Nadal will face fellow Spaniard Pablo Carreno Busta, the No. 27 seed, as he tries to reach the Round of 16 at Melbourne Park for the 13th time in his past 14 appearances in the Australian Open dating back to his second appearance in 2005.
“I have been practising every day a little bit better. Of course, on the match situation, it’s a little bit different,” Nadal said. “I am confident that I’m going to play better because every day in the third set I have been able to show a good level of tennis. I need to do it before the next [match against Carreno Busta].”
The World No. 1 holds a 4-0 ATP Head2Head lead against a countryman, with whom he teamed at the inaugural ATP Cup. In their only previous hard-court meeting, at 2016 Doha, Carreno Busta won a set against Nadal before the lefty rallied for a three-set victory. The World No. 30 is trying to make the fourth round at the Australian Open for the third straight year.

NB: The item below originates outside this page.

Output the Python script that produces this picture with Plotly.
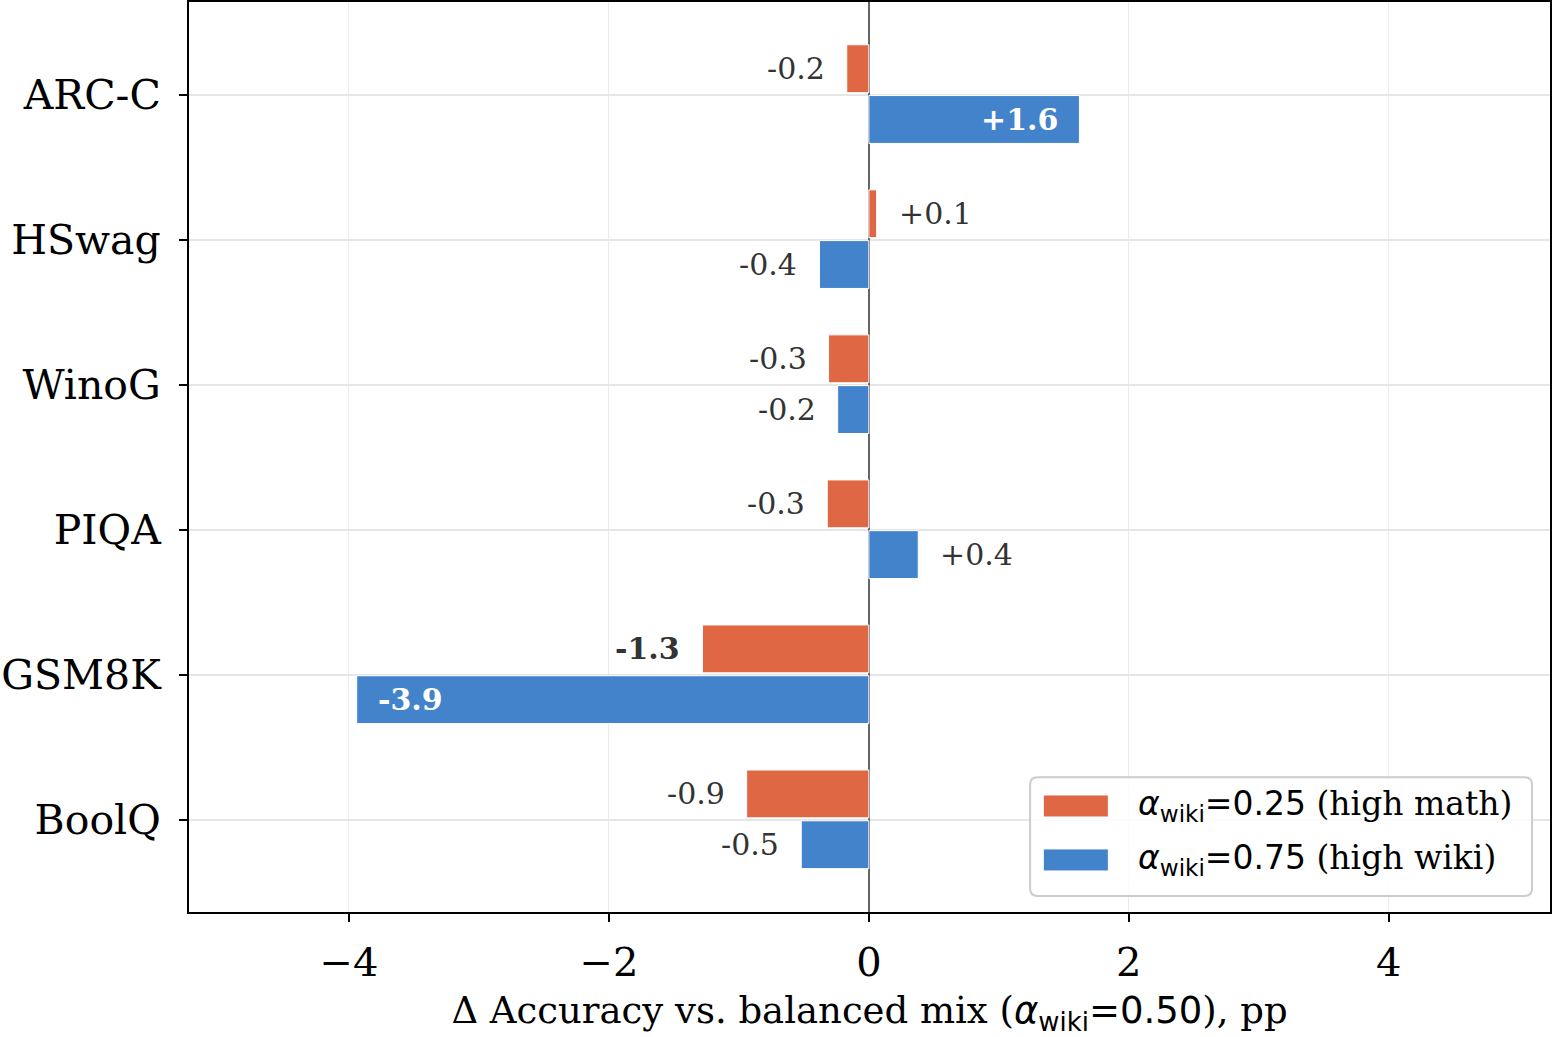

The only players in the top half of the draw who have not dropped a set are Nadal and 2018 Nitto ATP Finals champion Alexander Zverev, who made it to the fourth round of the season’s first Grand Slam for the first time last year. The German will face 2009 Australian Open semi-finalist Fernando Verdasco on Saturday.
Zverev, who has split two previous matches against Verdasco, went winless (0-3) at the ATP Cup, and he admits that external expectations have been different this year with the likes of Daniil Medvedev and Stefanos Tsitsipas excelling. At the 2019 Australian Open, Zverev was fresh off his Nitto ATP Finals title.
“I just think there are more young guys that are playing better. The attention is going towards them, as well, a little bit. It's a nice feeling for me, but I'm through to the third round, I'm happy about that. We'll see how the tournament goes,” Zverev said. “I'm going round by round. The matches aren't going to get easier.”
Medvedev, the fourth seed who reached last year’s US Open final and won his first two ATP Masters 1000 titles (Cincinnati, Shanghai) during a breakout season, will try to stave off a hungry young Aussie in 20-year-old Alexei Popyrin. The World No. 96 is one of six 23-and-under players in the top half of the draw.
“I played him in Wimbledon last year and [it] was a really tough match, exhausting one. A really close one. I managed to win it, but already [in the] last Australian Open we saw how he can play in Grand Slams in front of the home crowd,” Medvedev said. “It’s not going to be easy.”
Medvedev is well-known for his ability to play like a wall at the back of the court, and Popyrin will try to exert his aggressive game on the Russian and come into net.
“I think that's my only chance of winning. Not many people can rally with him on the baseline. He's probably the best of rallying on the baseline,” Popyrin said. “My game is to come in. If I steer away from that, then I definitely won't win. I have to play my game against him.”
One of the most intriguing match-ups of the third round, not just in the top half, pits 2014 champion Stan Wawrinka against big-serving American John Isner, the 19th seed. Isner leads their rivalry 3-1, but only one of those matches has come since 2011, and that was on clay at 2017 Rome.
“[It will be a] tough match. We all know he is a very dangerous player, serving big. You don't get a lot of opportunities,” Wawrinka said. “You need to stay strong, be aggressive, try to make him play as much as possible. That's it. Stay positive all the match.”
Another battle to watch is fifth-seeded Austrian Dominic Thiem against No. 29 seed Taylor Fritz. The American is fresh off a win against two-time Slam finalist Kevin Anderson in five sets, while Thiem was down two sets to one before rallying against Aussie Alex Bolt. Fritz is pursuing his first berth in the fourth round of a major. None of their meetings (Thiem leads 2-1) have gone in straight sets, with Fritz triumphing most recently at last year’s Laver Cup.
The other third-round matches on the top half are No. 10 seed Gael Monfils against Latvian qualifier Ernests Gulbis and No. 11 seed David Goffin versus No. 17 seed Andrey Rublev. Rublev has won his first 10 matches of the year, lifting ATP Tour trophies in Doha and Adelaide.